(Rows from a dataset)
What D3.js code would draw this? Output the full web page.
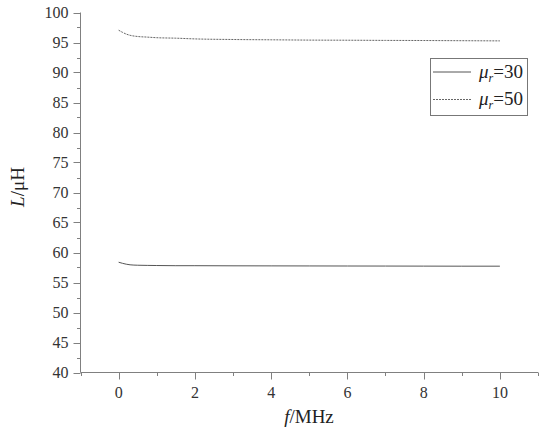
<!DOCTYPE html>
<html><head><meta charset="utf-8">
<script src="https://cdn.jsdelivr.net/npm/d3@7"></script>
<style>body{margin:0;background:#fff}svg{display:block}</style>
</head><body>
<svg id="c" width="550" height="438"></svg>
<script>
const freq = [0, 0.1, 0.2, 0.3, 0.5, 0.75, 1, 1.5, 2, 3, 4, 5, 6, 7, 8, 9, 10];
const L30 = [58.38, 58.2, 58.05, 57.95, 57.88, 57.85, 57.83, 57.8, 57.8, 57.78, 57.77, 57.76, 57.75, 57.74, 57.73, 57.72, 57.72];
const L50 = [97.05, 96.7, 96.4, 96.2, 96.0, 95.9, 95.8, 95.72, 95.6, 95.5, 95.45, 95.4, 95.38, 95.35, 95.33, 95.3, 95.27];
const seriesNames = ["30", "50"];
const xTicks = [0, 2, 4, 6, 8, 10];
const yTicks = [40, 45, 50, 55, 60, 65, 70, 75, 80, 85, 90, 95, 100];

const FONT = '"Liberation Serif"';
const svg = d3.select("#c");
const axisColor = "#808080";
const x = d3.scaleLinear().domain([-1, 11]).range([80.5, 538]);
const y = d3.scaleLinear().domain([40, 100]).range([372.5, 12.5]);

// y axis
const gy = svg.append("g").attr("transform", "translate(80.5,0)");
gy.append("line").attr("y1", y(100)).attr("y2", y(40)).attr("stroke", axisColor);
d3.range(40, 100.01, 2.5).forEach(v => {
  const major = v % 5 === 0;
  gy.append("line").attr("x1", 0).attr("x2", major ? -7 : -3.5)
    .attr("y1", Math.round(y(v)) + 0.5).attr("y2", Math.round(y(v)) + 0.5).attr("stroke", axisColor);
});
yTicks.forEach(v => {
  gy.append("text").attr("x", -12).attr("y", y(v)).attr("dy", "0.35em")
    .attr("text-anchor", "end").style("font-family", FONT).style("font-size", "16px")
    .attr("fill", "#333").text(v);
});

// x axis
const gx = svg.append("g").attr("transform", "translate(0,372.5)");
gx.append("line").attr("x1", x(-1)).attr("x2", x(11)).attr("stroke", axisColor);
d3.range(-1, 11.01, 1).forEach(v => {
  const major = v % 2 === 0;
  gx.append("line").attr("x1", Math.round(x(v)) + 0.5).attr("x2", Math.round(x(v)) + 0.5)
    .attr("y1", 0).attr("y2", major ? 7 : 3.5).attr("stroke", axisColor);
});
xTicks.forEach(v => {
  gx.append("text").attr("x", x(v)).attr("y", 25)
    .attr("text-anchor", "middle").style("font-family", FONT).style("font-size", "16px")
    .attr("fill", "#333").text(v);
});

// axis titles
const xt = svg.append("text").attr("x", 309).attr("y", 423).attr("text-anchor", "middle")
  .style("font-family", FONT).style("font-size", "19px").attr("fill", "#222");
xt.append("tspan").style("font-style", "italic").text("f");
xt.append("tspan").text("/MHz");

const yt = svg.append("text").attr("transform", "translate(24,187) rotate(-90)").attr("text-anchor", "middle")
  .style("font-family", FONT).style("font-size", "19px").attr("fill", "#222");
yt.append("tspan").style("font-style", "italic").text("L");
yt.append("tspan").text("/μH");

// lines
const line = d3.line().x((d, i) => x(freq[i])).y(d => y(d)).curve(d3.curveMonotoneX);
svg.append("path").attr("d", line(L30)).attr("fill", "none").attr("stroke", "#555").attr("stroke-width", 1);
svg.append("path").attr("d", line(L50)).attr("fill", "none").attr("stroke", "#666").attr("stroke-width", 1)
  .attr("stroke-dasharray", "2,1");

// legend
const lg = svg.append("g");
lg.append("rect").attr("x", 430.5).attr("y", 58.5).attr("width", 97).attr("height", 57)
  .attr("fill", "#fff").attr("stroke", "#777");
const legendY = [72, 99.5];
seriesNames.forEach((n, i) => {
  lg.append("line").attr("x1", 433).attr("x2", 471).attr("y1", legendY[i]).attr("y2", legendY[i])
    .attr("stroke", i === 0 ? "#555" : "#666").attr("stroke-dasharray", i === 0 ? null : "2,1");
  const t = lg.append("text").attr("x", 479).attr("y", legendY[i] + 5.5)
    .style("font-family", FONT).style("font-size", "19px").attr("fill", "#222");
  t.append("tspan").style("font-style", "italic").text("μ");
  t.append("tspan").style("font-style", "italic").style("font-size", "12px").attr("dy", 4).text("r");
  t.append("tspan").attr("dy", -4).text("=" + n);
});
</script>
</body></html>
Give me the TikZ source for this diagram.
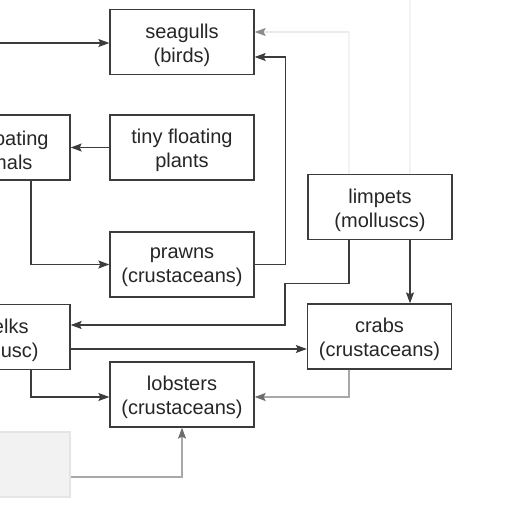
\documentclass[tikz,border=0pt]{standalone}
\usepackage{fontspec}
\setmainfont{Liberation Sans}
\usetikzlibrary{arrows.meta}
\definecolor{ink}{HTML}{3C3C3C}
\definecolor{ghost}{HTML}{A8A8A8}
\definecolor{faint}{HTML}{F3F3F3}
\tikzset{
  boxtext/.style={align=center, font=\fontsize{20}{24}\selectfont, text=black!85, inner sep=0pt, yshift=-3pt},
  box/.style={draw=ink, line width=1.3pt, fill=white, minimum width=144pt, minimum height=65pt,
    inner sep=0pt, label={[boxtext]center:#1}},
  ghostbox/.style={draw=black!10, fill=black!5, line width=1.3pt, minimum width=144pt, minimum height=65pt, inner sep=0pt},
  arr/.style={draw=ink, line width=1.2pt, -{Stealth[length=11pt,width=8pt,inset=2pt]}},
  ghostarr/.style={draw=ghost, line width=1.2pt, -{Stealth[length=11pt,width=8pt,inset=2pt,color=ink!75]}},
  fadearr/.style={draw=black!8, line width=1.2pt, -{Stealth[length=11pt,width=8pt,inset=2pt,color=black!45]}},
  faintline/.style={draw=faint, line width=1.2pt}
}
\begin{document}
\begin{tikzpicture}[x=1pt,y=-1pt]
\useasboundingbox (0,0) rectangle (512,512);
\clip (0,0) rectangle (512,512);
% nodes
\node[box={seagulls\\(birds)}] (seagulls) at (182,42) {};
\node[box={tiny floating\\plants}] (plants) at (182,147.5) {};
\node[box={tiny floating\\animals}] (animals) at (-2,147.5) {};
\node[box={prawns\\(crustaceans)}] (prawns) at (182,264.5) {};
\node[box={limpets\\(molluscs)}] (limpets) at (380,207) {};
\node[box={whelks\\(mollusc)}] (whelks) at (-2,337) {};
\node[box={crabs\\(crustaceans)}] (crabs) at (379.5,336.5) {};
\node[box={lobsters\\(crustaceans)}] (lobsters) at (182,394.5) {};
\node[ghostbox] (eggs) at (-2,464.5) {};
\coordinate (leftin) at (0,43);
% faint traces
\draw[faintline] ([xshift=-31pt]limpets.north) -- (349,32);
\draw[faintline] ([xshift=30pt]limpets.north) -- (410,0);
\draw[fadearr] (349,32) -- ([yshift=10pt]seagulls.east);
% connectors
\draw[arr] (leftin) -- (leftin -| seagulls.west);
\draw[arr] (plants.west) -- (animals.east);
\draw[arr] ([xshift=33pt]animals.south) |- (prawns.west);
\draw[arr] (prawns.east) -- ++(31,0) |- ([yshift=-15pt]seagulls.east);
\draw[arr] ([xshift=-31pt]limpets.south) -- ++(0,43) -| (285,325) -- (285,325 -| whelks.east);
\draw[arr] ([xshift=30pt]limpets.south) -- ([xshift=30.5pt]crabs.north);
\draw[arr] ([yshift=-12pt]whelks.east) -- ([yshift=-12.5pt]crabs.west);
\draw[arr] ([xshift=33pt]whelks.south) |- ([yshift=-2.5pt]lobsters.west);
\draw[ghostarr] ([xshift=-30.5pt]crabs.south) |- ([yshift=-2.5pt]lobsters.east);
\draw[ghostarr] ([yshift=-12.5pt]eggs.east) -| (lobsters.south);
\end{tikzpicture}
\end{document}
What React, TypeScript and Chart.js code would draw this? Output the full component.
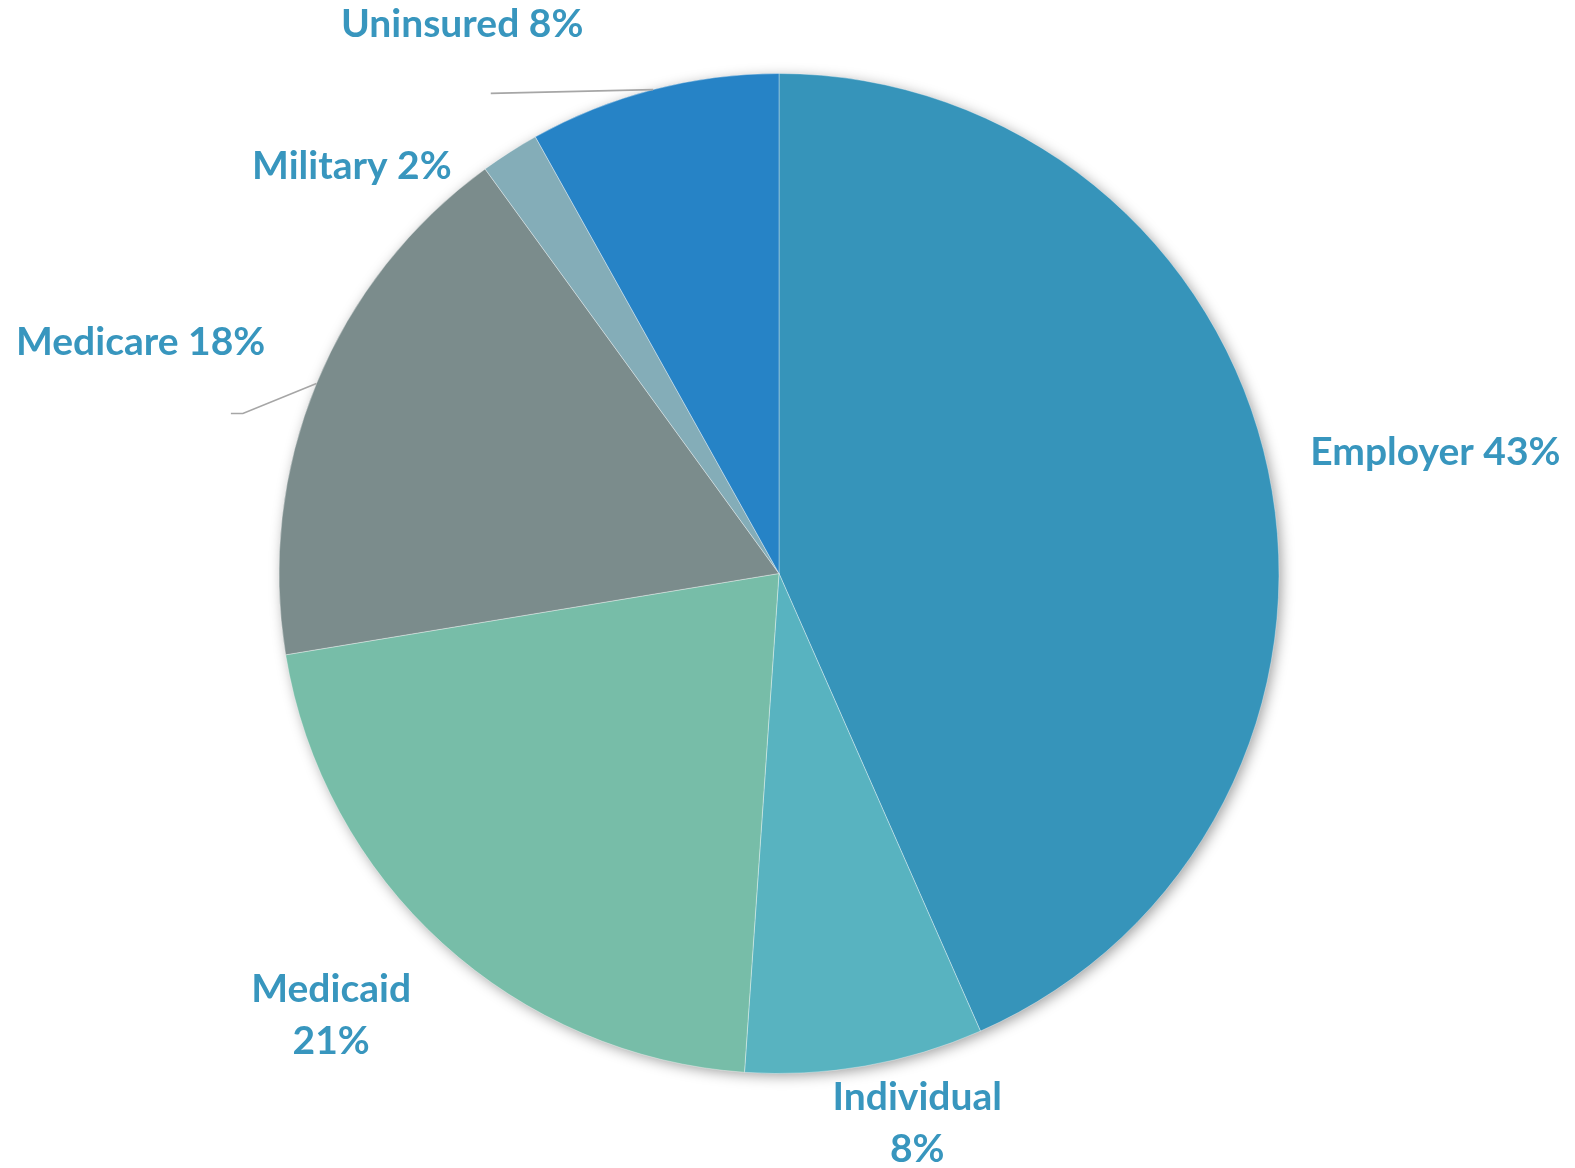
import React, { useEffect, useRef } from "react";
import { Chart, registerables } from "chart.js";

Chart.register(...registerables);

// ---- Data ----
const categories = ["Employer", "Individual", "Medicaid", "Medicare", "Military", "Uninsured"];
const shares = [43.4, 7.7, 21.3, 17.6, 1.9, 8.1];
const percentLabels = ["43%", "8%", "21%", "18%", "2%", "8%"];
const sliceColors = ["#3694BA", "#58B3C0", "#77BDA8", "#7B8C8C", "#84ADB8", "#2683C6"];

// label placement: angular offset (deg) from slice mid-angle, and distance as a ratio of radius
const labelPlacement = [
  { dAngle: 1.4, dist: 1.335, lines: 1 },
  { dAngle: -4.2, dist: 1.135, lines: 2 },
  { dAngle: 3.1, dist: 1.258, lines: 2 },
  { dAngle: -2.4, dist: 1.358, lines: 1 },
  { dAngle: -13.8, dist: 1.18, lines: 1 },
  { dAngle: -15.4, dist: 1.268, lines: 1 },
];
// leader lines: index -> elbow angle offset (deg), elbow radius ratio, horizontal tail length
const leaders: Record<number, { dAngle: number; dist: number; tail: number }> = {
  3: { dAngle: -5.7, dist: 1.119, tail: 12 },
  5: { dAngle: -16.4, dist: 1.12, tail: 0 },
};

const TEXT_COLOR = "#3896BE";
const FONT = "bold 39px Lato, 'Open Sans', sans-serif";

const shadowPlugin = {
  id: "pieShadow",
  beforeDatasetsDraw(chart: any) {
    const arc = chart.getDatasetMeta(0).data[0];
    if (!arc) return;
    const ctx = chart.ctx;
    ctx.save();
    ctx.shadowColor = "rgba(0,0,0,0.4)";
    ctx.shadowBlur = 14;
    ctx.shadowOffsetX = 3;
    ctx.shadowOffsetY = 3;
    ctx.fillStyle = "#ffffff";
    ctx.beginPath();
    ctx.arc(arc.x, arc.y, arc.outerRadius - 1, 0, Math.PI * 2);
    ctx.fill();
    ctx.restore();
  },
};

const labelPlugin = {
  id: "outerLabels",
  afterDatasetsDraw(chart: any) {
    const ctx = chart.ctx;
    const meta = chart.getDatasetMeta(0);
    ctx.save();
    meta.data.forEach((arc: any, i: number) => {
      const mid = (arc.startAngle + arc.endAngle) / 2;
      const r = arc.outerRadius;
      const cx = arc.x;
      const cy = arc.y;
      const ld = leaders[i];
      if (ld) {
        const sx = cx + Math.cos(mid) * r;
        const sy = cy + Math.sin(mid) * r;
        const ea = mid + (ld.dAngle * Math.PI) / 180;
        const ex = cx + Math.cos(ea) * r * ld.dist;
        const ey = cy + Math.sin(ea) * r * ld.dist;
        ctx.strokeStyle = "#A6A6A6";
        ctx.lineWidth = 1.6;
        ctx.beginPath();
        ctx.moveTo(sx, sy);
        ctx.lineTo(ex, ey);
        if (ld.tail) ctx.lineTo(ex - ld.tail, ey);
        ctx.stroke();
      }
      const p = labelPlacement[i];
      const a = mid + (p.dAngle * Math.PI) / 180;
      const lx = cx + Math.cos(a) * r * p.dist;
      const ly = cy + Math.sin(a) * r * p.dist;
      ctx.font = FONT;
      ctx.fillStyle = TEXT_COLOR;
      ctx.textAlign = "center";
      ctx.textBaseline = "middle";
      if (p.lines === 2) {
        ctx.fillText(categories[i], lx, ly - 26);
        ctx.fillText(percentLabels[i], lx, ly + 26);
      } else {
        ctx.fillText(categories[i] + " " + percentLabels[i], lx, ly);
      }
    });
    ctx.restore();
  },
};

export default function App() {
  const ref = useRef<HTMLCanvasElement | null>(null);
  useEffect(() => {
    document.body.style.margin = "0";
    const chart = new Chart(ref.current as HTMLCanvasElement, {
      type: "pie",
      data: {
        labels: categories,
        datasets: [
          {
            data: shares,
            backgroundColor: sliceColors,
            borderColor: "rgba(255,255,255,0.35)",
            borderWidth: 1,
          },
        ],
      },
      options: {
        responsive: false,
        animation: false,
        layout: { padding: { left: 278.5, right: 295.5, top: 73, bottom: 94 } },
        plugins: { legend: { display: false }, tooltip: { enabled: false } },
      },
      plugins: [shadowPlugin, labelPlugin],
    });
    return () => chart.destroy();
  }, []);
  return (
    <div style={{ width: 1575, height: 1168, background: "#fff" }}>
      <canvas ref={ref} width={1575} height={1168} style={{ display: "block" }} />
    </div>
  );
}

- WRITTEN TASK -
Beginning with the first line of the records above, extract each line exactly through the line that holds "d3.scaleLinear().domain([40, 100]).range([372.5, 12.5]);", both ends included. Omit pictures.

- COMPLETED EXERCISE -
What D3.js code would draw this? Output the full web page.
<!DOCTYPE html>
<html><head><meta charset="utf-8">
<script src="https://cdn.jsdelivr.net/npm/d3@7"></script>
<style>body{margin:0;background:#fff}svg{display:block}</style>
</head><body>
<svg id="c" width="550" height="438"></svg>
<script>
const freq = [0, 0.1, 0.2, 0.3, 0.5, 0.75, 1, 1.5, 2, 3, 4, 5, 6, 7, 8, 9, 10];
const L30 = [58.38, 58.2, 58.05, 57.95, 57.88, 57.85, 57.83, 57.8, 57.8, 57.78, 57.77, 57.76, 57.75, 57.74, 57.73, 57.72, 57.72];
const L50 = [97.05, 96.7, 96.4, 96.2, 96.0, 95.9, 95.8, 95.72, 95.6, 95.5, 95.45, 95.4, 95.38, 95.35, 95.33, 95.3, 95.27];
const seriesNames = ["30", "50"];
const xTicks = [0, 2, 4, 6, 8, 10];
const yTicks = [40, 45, 50, 55, 60, 65, 70, 75, 80, 85, 90, 95, 100];

const FONT = '"Liberation Serif"';
const svg = d3.select("#c");
const axisColor = "#808080";
const x = d3.scaleLinear().domain([-1, 11]).range([80.5, 538]);
const y = d3.scaleLinear().domain([40, 100]).range([372.5, 12.5]);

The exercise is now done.